Que montrer quand il n’y a plus rien à voir ? Cette semaine, comme une queue de comète en voie d’extinction à l’heure de la mise à feu, Sarkozy, encore et toujours. En couv de Libé et des autres quotidiens, des hebdos, à la télé, et sur nos murs via les affiches de campagne.
Cette hypnose, qui confine au culte de la personnalité, relève depuis cinq ans du bastonnage public jusqu’à ce que mort s’en suive. Vous n’en pouvez plus ? Vous en voulez encore ? Le Président parle à l’oreille des journalistes qui le suivent : «Sans moi, vous allez vous embêter. Qu’est-ce que Libération va devenir ?»
Le pire, c’est qu’il le pense. Depuis cinq ans, ce n’est pas seulement le niveau du débat politique qui s’est dangereusement effondré à coup d’annonces grotesques et de débats idéologiquement biaisés, c’est la capacité du citoyen lambda à détourner le regard de ce pôle hyper-attractif qu’est devenu l’omniprésident. Sarkozy est cette ampoule absurde que le junkie fixe d’un regard vide dans sa chambre de désolation. L’ampoule au plafond n’est pas la drogue, elle ne contient aucune jouissance, aucune plénitude, mais elle s’impose comme la forme que l’œil errant agrippe dans un mouvement réflexe, pavlovien. Comme si la lumière et la faible chaleur contenue dans la petite boule de verre prête à exploser pouvait remplir l’espace immense libéré par le manque.
Mercredi, en pages Evénement avec la une titrant «Sur la ligne du départ», on pouvait voir cette image du Président, pas encore candidat, à l’usine Photowatt de Bourgoin-Jallieu (Isère). Une usine de panneaux solaires bonne pour mettre la clé sous la porte, avant l’opération de sauvetage opportuniste avec coup de fil au pote Henry Proglio afin qu’EDF reprenne l’entreprise.
Le photographe Laurent Troude a couvert ce déplacement : «D’habitude, le protocole est très compliqué, les photographes sont toujours parqués au fond, de face, de manière à avoir à un certain type d’images officielles.

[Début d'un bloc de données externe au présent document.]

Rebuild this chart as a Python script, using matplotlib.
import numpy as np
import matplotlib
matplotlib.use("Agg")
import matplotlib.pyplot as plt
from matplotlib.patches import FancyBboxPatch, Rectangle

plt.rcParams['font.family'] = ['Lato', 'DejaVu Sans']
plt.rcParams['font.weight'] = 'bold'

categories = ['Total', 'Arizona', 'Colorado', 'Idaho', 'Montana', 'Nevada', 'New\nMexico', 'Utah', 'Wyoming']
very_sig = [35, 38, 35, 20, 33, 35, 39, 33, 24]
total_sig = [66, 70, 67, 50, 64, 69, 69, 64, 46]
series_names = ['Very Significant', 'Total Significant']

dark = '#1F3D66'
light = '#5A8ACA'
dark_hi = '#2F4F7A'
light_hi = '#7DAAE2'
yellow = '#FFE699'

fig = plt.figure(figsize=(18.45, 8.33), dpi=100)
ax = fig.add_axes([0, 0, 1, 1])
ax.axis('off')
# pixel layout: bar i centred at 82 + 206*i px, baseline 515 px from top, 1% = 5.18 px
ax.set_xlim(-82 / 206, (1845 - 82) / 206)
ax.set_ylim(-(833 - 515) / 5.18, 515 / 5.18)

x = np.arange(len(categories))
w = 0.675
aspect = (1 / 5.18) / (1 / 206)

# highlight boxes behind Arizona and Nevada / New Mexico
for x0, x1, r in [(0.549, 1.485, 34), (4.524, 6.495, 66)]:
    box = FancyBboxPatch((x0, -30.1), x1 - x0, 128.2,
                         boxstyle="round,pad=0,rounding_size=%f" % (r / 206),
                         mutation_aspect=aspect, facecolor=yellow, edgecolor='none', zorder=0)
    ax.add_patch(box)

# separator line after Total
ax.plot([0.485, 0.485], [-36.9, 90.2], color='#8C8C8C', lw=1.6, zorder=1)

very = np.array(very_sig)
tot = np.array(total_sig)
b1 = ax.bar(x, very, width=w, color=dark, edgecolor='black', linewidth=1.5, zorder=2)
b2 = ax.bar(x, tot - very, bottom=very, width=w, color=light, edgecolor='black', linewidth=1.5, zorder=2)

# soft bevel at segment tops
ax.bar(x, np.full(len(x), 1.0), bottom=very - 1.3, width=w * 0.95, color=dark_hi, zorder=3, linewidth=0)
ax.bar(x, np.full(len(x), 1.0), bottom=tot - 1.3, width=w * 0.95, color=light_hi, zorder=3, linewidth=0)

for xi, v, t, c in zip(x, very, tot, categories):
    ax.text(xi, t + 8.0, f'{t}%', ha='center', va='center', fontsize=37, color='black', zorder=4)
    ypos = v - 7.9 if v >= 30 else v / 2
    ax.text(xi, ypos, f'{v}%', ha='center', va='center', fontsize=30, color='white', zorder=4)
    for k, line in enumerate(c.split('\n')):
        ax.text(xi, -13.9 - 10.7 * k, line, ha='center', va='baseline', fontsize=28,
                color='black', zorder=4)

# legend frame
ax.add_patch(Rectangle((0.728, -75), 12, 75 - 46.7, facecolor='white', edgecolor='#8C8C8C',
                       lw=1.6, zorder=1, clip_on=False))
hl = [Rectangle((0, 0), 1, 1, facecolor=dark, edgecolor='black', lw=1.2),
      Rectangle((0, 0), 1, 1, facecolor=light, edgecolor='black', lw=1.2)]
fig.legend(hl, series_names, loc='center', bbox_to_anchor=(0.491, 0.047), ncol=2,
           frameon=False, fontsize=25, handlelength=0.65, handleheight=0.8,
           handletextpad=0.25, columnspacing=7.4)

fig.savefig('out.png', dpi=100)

Cette fois, je ne sais pas pourquoi, c’était différent, j’ai pu me déplacer plus librement et me mettre sur le côté, ce qui est assez exceptionnel. Il a la main dans la poche, on voit cette fille qui a les bras croisés avec un air de défi. Je suis toujours frappé par le mélange de répulsion et d’attirance qu’on trouve chez les gens qui sont présents à chacune de ces opérations. Même s’ils ne voteront pas pour Sarkozy, ils sont fascinés, ils veulent le photographier, lui toucher la main.»
Laissez le regard se balader hors des cadres de la stricte communication politique et soudain, la fatigue du visage et du tissu de la veste apparaissent au grand jour. La tension charismatique du leader de droite - généralement véhiculée par l’iconographie stéréotypée de l’homme volontaire : marchant à vive allure en direction de l’objectif, ou l’index menaçant pointé en direction du visage de son interlocuteur - est ici remplacée par la vision d’un chanteur à cheveux gris, come-backantcomme un perdu et sur le point d’entamer à la demande d’absolument personne sa rengaine des années 70, «le travail, c’est la santé» (avec la choriste blonde un peu pincée derrière : «I’m a hard working giiiiirrrll»).Le spectacle continue ? Vraiment ?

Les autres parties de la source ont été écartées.